◆ **THE INPUT**
****

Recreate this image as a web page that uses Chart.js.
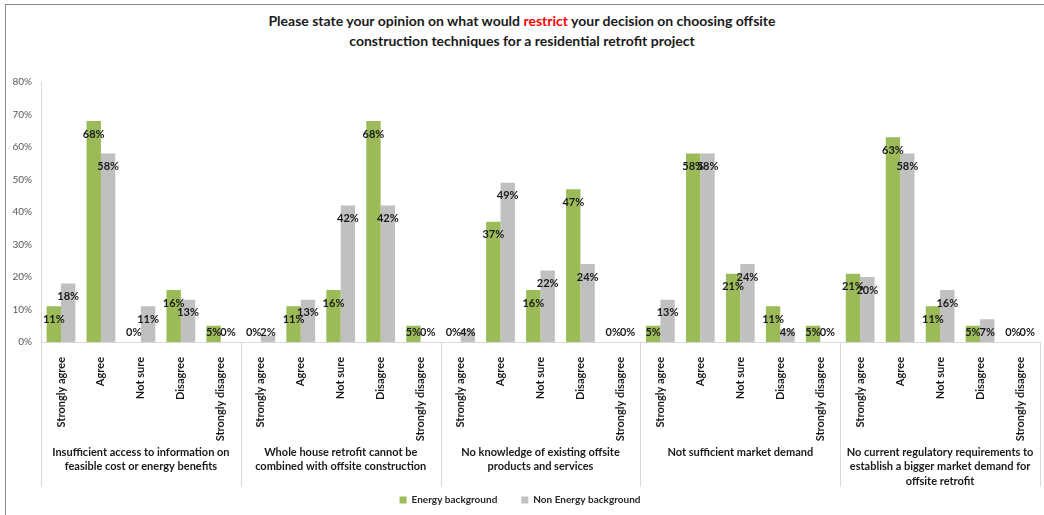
<!DOCTYPE html>
<html>
<head>
<meta charset="utf-8">
<script src="https://cdn.jsdelivr.net/npm/chart.js@4.4.0/dist/chart.umd.min.js"></script>
<style>
  html, body { margin: 0; padding: 0; background: #fff; }
  body { width: 1044px; height: 515px; position: relative; overflow: hidden; font-family: Lato, sans-serif; }
  .frame { position: absolute; left: 5px; top: 4px; width: 1100px; height: 600px; border: 1px solid #8a8a8a; }
  .title { position: absolute; left: 0; top: 11px; width: 1044px; text-align: center; font-weight: bold; font-size: 14px; line-height: 20px; color: #1a1a1a; }
  .title span { color: #ff0000; }
  canvas { position: absolute; left: 0; top: 0; }
</style>
</head>
<body>
<div class="frame"></div>
<div class="title">Please state your opinion on what would <span>restrict</span> your decision on choosing offsite<br>construction techniques for a residential retrofit project</div>
<canvas id="chart" width="1044" height="515"></canvas>
<script>
const responses = ['Strongly agree', 'Agree', 'Not sure', 'Disagree', 'Strongly disagree'];
const groups = [
  ['Insufficient access to information on', 'feasible cost or energy benefits'],
  ['Whole house retrofit cannot be', 'combined with offsite construction'],
  ['No knowledge of existing offsite', 'products and services'],
  ['Not sufficient market demand'],
  ['No current regulatory requirements to', 'establish a bigger market demand for', 'offsite retrofit']
];
const energy    = [11, 68, 0, 16, 5,   0, 11, 16, 68, 5,   0, 37, 16, 47, 0,   5, 58, 21, 11, 5,   21, 63, 11, 5, 0];
const nonEnergy = [18, 58, 11, 13, 0,  2, 13, 42, 42, 0,   4, 49, 22, 24, 0,   13, 58, 24, 4, 0,   20, 58, 16, 7, 0];
const yTicks = [0, 10, 20, 30, 40, 50, 60, 70, 80];

const labels = groups.flatMap(() => responses);
const axisGrey = '#d9d9d9';

// value labels on the bars, group captions and separators under the axis
const annotate = {
  id: 'annotate',
  afterDatasetsDraw(chart) {
    const { ctx, scales: { y } } = chart;
    const base = y.getPixelForValue(0);
    ctx.save();
    ctx.font = 'bold 11px Lato';
    ctx.fillStyle = '#1a1a1a';
    ctx.textAlign = 'center';
    ctx.textBaseline = 'middle';
    chart.data.datasets.forEach((ds, i) => {
      chart.getDatasetMeta(i).data.forEach((bar, j) => {
        const ty = Math.min(bar.y + 13, base - 10);
        ctx.fillText(ds.data[j] + '%', bar.x, ty);
      });
    });
    ctx.restore();
  },
  afterDraw(chart) {
    const { ctx, scales: { x, y } } = chart;
    const top = y.getPixelForValue(0);
    ctx.save();
    ctx.strokeStyle = axisGrey;
    ctx.lineWidth = 1;
    for (let g = 0; g <= groups.length; g++) {
      const px = Math.round(x.getPixelForValue(g * responses.length - 0.5)) + 0.5;
      ctx.beginPath();
      ctx.moveTo(px, top);
      ctx.lineTo(px, top + 145);
      ctx.stroke();
    }
    ctx.font = 'bold 11px Lato';
    ctx.fillStyle = '#1a1a1a';
    ctx.textAlign = 'center';
    ctx.textBaseline = 'middle';
    groups.forEach((lines, g) => {
      const cx = x.getPixelForValue(g * responses.length + 2);
      lines.forEach((t, k) => ctx.fillText(t, cx, top + 110 + k * 14.5));
    });
    ctx.restore();
  }
};

new Chart(document.getElementById('chart'), {
  type: 'bar',
  data: {
    labels: labels,
    datasets: [
      {
        label: 'Energy background',
        data: energy,
        backgroundColor: '#9bbb59',
        barPercentage: 1,
        categoryPercentage: 0.72
      },
      {
        label: 'Non Energy background',
        data: nonEnergy,
        backgroundColor: '#c0c0c0',
        barPercentage: 1,
        categoryPercentage: 0.72
      }
    ]
  },
  options: {
    responsive: false,
    animation: false,
    layout: { padding: { top: 82, right: 4, left: 0, bottom: 0 } },
    plugins: {
      title: { display: false },
      tooltip: { enabled: false },
      legend: {
        position: 'bottom',
        labels: {
          boxWidth: 7,
          boxHeight: 7,
          padding: 24,
          color: '#262626',
          font: { family: 'Lato', size: 10, weight: 'bold' }
        }
      }
    },
    scales: {
      x: {
        grid: { display: false },
        border: { color: axisGrey },
        ticks: {
          autoSkip: false,
          minRotation: 90,
          maxRotation: 90,
          padding: 7,
          color: '#1a1a1a',
          font: { family: 'Lato', size: 11, weight: 'bold' }
        },
        afterFit(scale) { scale.height = 129; }
      },
      y: {
        min: 0,
        max: 80,
        afterBuildTicks(scale) { scale.ticks = yTicks.map(v => ({ value: v })); },
        grid: { display: false, drawTicks: false },
        border: { color: axisGrey },
        ticks: {
          padding: 9,
          color: '#595959',
          font: { family: 'Lato', size: 10 },
          callback: v => v + '%'
        },
        afterFit(scale) { scale.width = 41; }
      }
    }
  },
  plugins: [annotate]
});
</script>
</body>
</html>
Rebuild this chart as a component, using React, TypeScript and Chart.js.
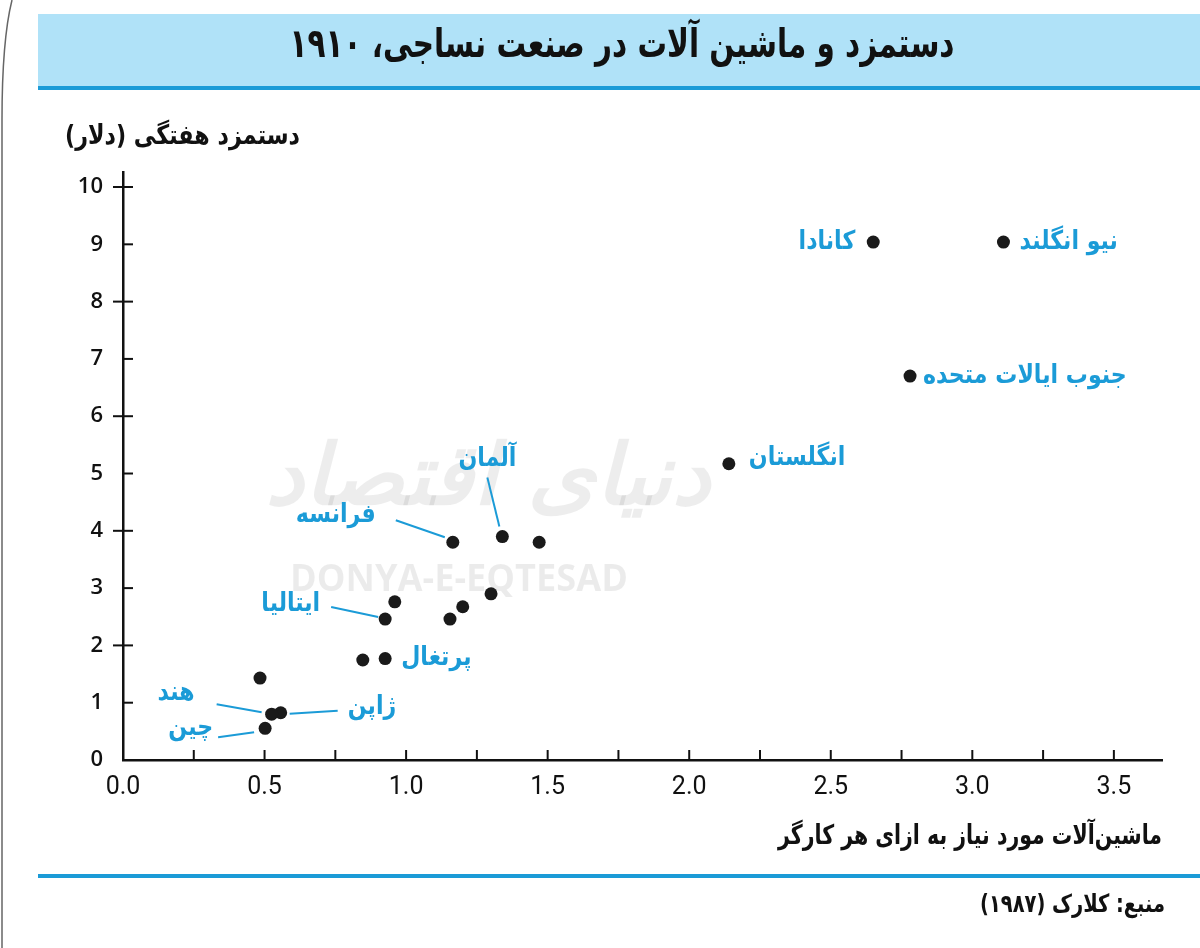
import React, { useEffect, useRef } from "react";
import { Chart, registerables } from "chart.js";

Chart.register(...registerables);

// ---- data ----
const countryNames = [
  "نیو انگلند", "کانادا", "جنوب ایالات متحده", "انگلستان", "آلمان", "فرانسه",
  "", "", "ایتالیا", "", "", "", "پرتغال", "", "", "ژاپن", "هند", "چین",
];
const machineryPerWorker = [
  3.11, 2.65, 2.78, 2.14, 1.34, 1.165, 1.47, 0.96, 0.926, 1.30, 1.20, 1.155, 0.926, 0.847, 0.484, 0.557, 0.525, 0.502,
];
const weeklyWage = [
  9.04, 9.04, 6.70, 5.17, 3.90, 3.80, 3.80, 2.76, 2.46, 2.90, 2.675, 2.46, 1.77, 1.745, 1.43, 0.825, 0.80, 0.553,
];
const xTickValues = [0, 0.5, 1.0, 1.5, 2.0, 2.5, 3.0, 3.5];
const yTickValues = [0, 1, 2, 3, 4, 5, 6, 7, 8, 9, 10];

const titleText = "دستمزد و ماشین آلات در صنعت نساجی، ۱۹۱۰";
const yAxisTitle = "دستمزد هفتگی (دلار)";
const xAxisTitle = "ماشین‌آلات مورد نیاز به ازای هر کارگر";
const sourceText = "منبع: کلارک (۱۹۸۷)";

// ---- label styling (offsets in px relative to the point) ----
type LabelStyle = { align: CanvasTextAlign; dx: number; dy: number; line?: [number, number, number, number] };
const labelStyles: Record<number, LabelStyle> = {
  0: { align: "left", dx: 16, dy: 0 },
  1: { align: "right", dx: -18, dy: 0 },
  2: { align: "left", dx: 13, dy: 0 },
  3: { align: "left", dx: 20, dy: -6 },
  4: { align: "center", dx: -15, dy: -77, line: [-15, -59, -3, -10] },
  5: { align: "right", dx: -77, dy: -27, line: [-57, -22, -8, -5] },
  8: { align: "right", dx: -65, dy: -15, line: [-54, -12, -7, -2] },
  12: { align: "left", dx: 16, dy: 0 },
  15: { align: "left", dx: 67, dy: -5, line: [9, 1, 57, -2] },
  16: { align: "right", dx: -77, dy: -21, line: [-55, -10, -10, -2] },
  17: { align: "right", dx: -52, dy: 0, line: [-47, 9, -11, 4] },
};

const BLUE = "#1b9bd7";
const BAND = "#b0e2f8";
const PERSIAN = "'DejaVu Sans', sans-serif";

function fillScaled(
  ctx: CanvasRenderingContext2D, text: string, x: number, y: number,
  align: CanvasTextAlign, sx: number,
) {
  ctx.save();
  ctx.translate(x, y);
  ctx.scale(sx, 1);
  ctx.textAlign = align;
  ctx.fillText(text, 0, 0);
  ctx.restore();
}

function fillToWidth(
  ctx: CanvasRenderingContext2D, text: string, x: number, y: number,
  align: CanvasTextAlign, width: number,
) {
  const w = ctx.measureText(text).width;
  fillScaled(ctx, text, x, y, align, width / w);
}

const decorPlugin = {
  id: "decor",
  beforeDraw(chart: any) {
    const ctx = chart.ctx as CanvasRenderingContext2D;
    ctx.save();
    ctx.fillStyle = "#fff";
    ctx.fillRect(0, 0, chart.width, chart.height);
    // left border artifact
    ctx.strokeStyle = "#666";
    ctx.lineWidth = 1.5;
    ctx.beginPath();
    ctx.moveTo(12, 0);
    ctx.quadraticCurveTo(2, 40, 2, 120);
    ctx.lineTo(2, 948);
    ctx.stroke();
    // title band
    ctx.fillStyle = BAND;
    ctx.fillRect(38, 14, 1162, 72);
    ctx.fillStyle = BLUE;
    ctx.fillRect(38, 86, 1162, 4);
    ctx.fillRect(38, 874, 1162, 4);
    ctx.direction = "rtl";
    ctx.textBaseline = "middle";
    ctx.fillStyle = "#111";
    ctx.font = `bold 40px ${PERSIAN}`;
    fillToWidth(ctx, titleText, 622, 47, "center", 665);
    ctx.font = `bold 27px ${PERSIAN}`;
    fillToWidth(ctx, yAxisTitle, 300, 137, "right", 235);
    fillToWidth(ctx, xAxisTitle, 1162, 837, "right", 384);
    ctx.font = `bold 25px ${PERSIAN}`;
    fillToWidth(ctx, sourceText, 1165, 905, "right", 185);
    // watermark
    ctx.fillStyle = "rgba(0,0,0,0.07)";
    ctx.font = `bold italic 84px ${PERSIAN}`;
    fillToWidth(ctx, "دنیای اقتصاد", 488, 482, "center", 445);
    ctx.direction = "ltr";
    ctx.fillStyle = "rgba(0,0,0,0.08)";
    ctx.font = "bold 38px 'Open Sans', sans-serif";
    fillToWidth(ctx, "DONYA-E-EQTESAD", 459, 580, "center", 338);
    ctx.restore();
  },
  afterDraw(chart: any) {
    const ctx = chart.ctx as CanvasRenderingContext2D;
    const xs = chart.scales.x;
    const ys = chart.scales.y;
    const area = chart.chartArea;
    ctx.save();
    ctx.strokeStyle = "#111";
    ctx.lineWidth = 2;
    // x ticks every 0.25 pointing up
    for (let v = 0.25; v <= 3.5001; v += 0.25) {
      const px = xs.getPixelForValue(v);
      ctx.beginPath();
      ctx.moveTo(px, area.bottom);
      ctx.lineTo(px, area.bottom - 10);
      ctx.stroke();
    }
    // y ticks
    for (let v = 1; v <= 10; v++) {
      const py = ys.getPixelForValue(v);
      ctx.beginPath();
      ctx.moveTo(area.left - (v % 2 === 0 ? 10 : 0), py);
      ctx.lineTo(area.left + 10, py);
      ctx.stroke();
    }
    // labels
    const meta = chart.getDatasetMeta(0);
    ctx.direction = "rtl";
    ctx.textBaseline = "middle";
    ctx.font = `bold 26px ${PERSIAN}`;
    Object.keys(labelStyles).forEach((k) => {
      const i = Number(k);
      const st = labelStyles[i];
      const el = meta.data[i];
      if (!el) return;
      const px = el.x;
      const py = el.y;
      if (st.line) {
        ctx.strokeStyle = BLUE;
        ctx.lineWidth = 2;
        ctx.beginPath();
        ctx.moveTo(px + st.line[0], py + st.line[1]);
        ctx.lineTo(px + st.line[2], py + st.line[3]);
        ctx.stroke();
      }
      ctx.fillStyle = BLUE;
      fillScaled(ctx, countryNames[i], px + st.dx, py + st.dy, st.align, 0.85);
    });
    ctx.restore();
  },
};

export default function App() {
  const ref = useRef<HTMLCanvasElement | null>(null);
  useEffect(() => {
    if (!ref.current) return;
    const chart = new Chart(ref.current, {
      type: "scatter",
      data: {
        datasets: [
          {
            data: machineryPerWorker.map((x, i) => ({ x, y: weeklyWage[i] })),
            pointRadius: 6.5,
            pointHoverRadius: 6.5,
            backgroundColor: "#1a1a1a",
            borderWidth: 0,
          },
        ],
      },
      options: {
        animation: false,
        responsive: false,
        events: [],
        layout: { padding: { top: 172.7, right: 38, left: 0, bottom: 0 } },
        plugins: { legend: { display: false }, tooltip: { enabled: false } },
        scales: {
          x: {
            type: "linear",
            min: 0,
            max: 3.67,
            afterFit: (s: any) => { s.height = 188; },
            afterBuildTicks: (s: any) => { s.ticks = xTickValues.map((v) => ({ value: v })); },
            ticks: {
              autoSkip: false,
              maxRotation: 0,
              padding: 13,
              color: "#111",
              font: { family: "'Roboto', sans-serif", size: 25 },
              callback: (v: any) => Number(v).toFixed(1),
            },
            grid: { drawOnChartArea: false, drawTicks: false },
            border: { color: "#111", width: 2.5 },
          },
          y: {
            type: "linear",
            min: 0,
            max: 10.25,
            afterFit: (s: any) => { s.width = 123; },
            afterBuildTicks: (s: any) => { s.ticks = yTickValues.map((v) => ({ value: v })); },
            ticks: {
              autoSkip: false,
              padding: 20,
              color: "#111",
              font: { family: "'Open Sans', sans-serif", size: 22, weight: 600 },
              callback: (v: any) => String(v),
            },
            grid: { drawOnChartArea: false, drawTicks: false },
            border: { color: "#111", width: 2.5 },
          },
        },
      },
      plugins: [decorPlugin],
    });
    return () => chart.destroy();
  }, []);
  return (
    <div style={{ position: "absolute", left: 0, top: 0, width: 1200, height: 948, background: "#fff" }}>
      <canvas ref={ref} width={1200} height={948} style={{ width: 1200, height: 948, display: "block" }} />
    </div>
  );
}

****

◆ **SHORT EXERCISE**
Your task is to quote, unchanged, only the lines from the line bearing "Rebuild this chart" through the line bearing "Chart.register(...registerables);"; the pictures are not part of the copy.

◆ **WRITTEN ANSWER**
Rebuild this chart as a component, using React, TypeScript and Chart.js.
import React, { useEffect, useRef } from "react";
import { Chart, registerables } from "chart.js";

Chart.register(...registerables);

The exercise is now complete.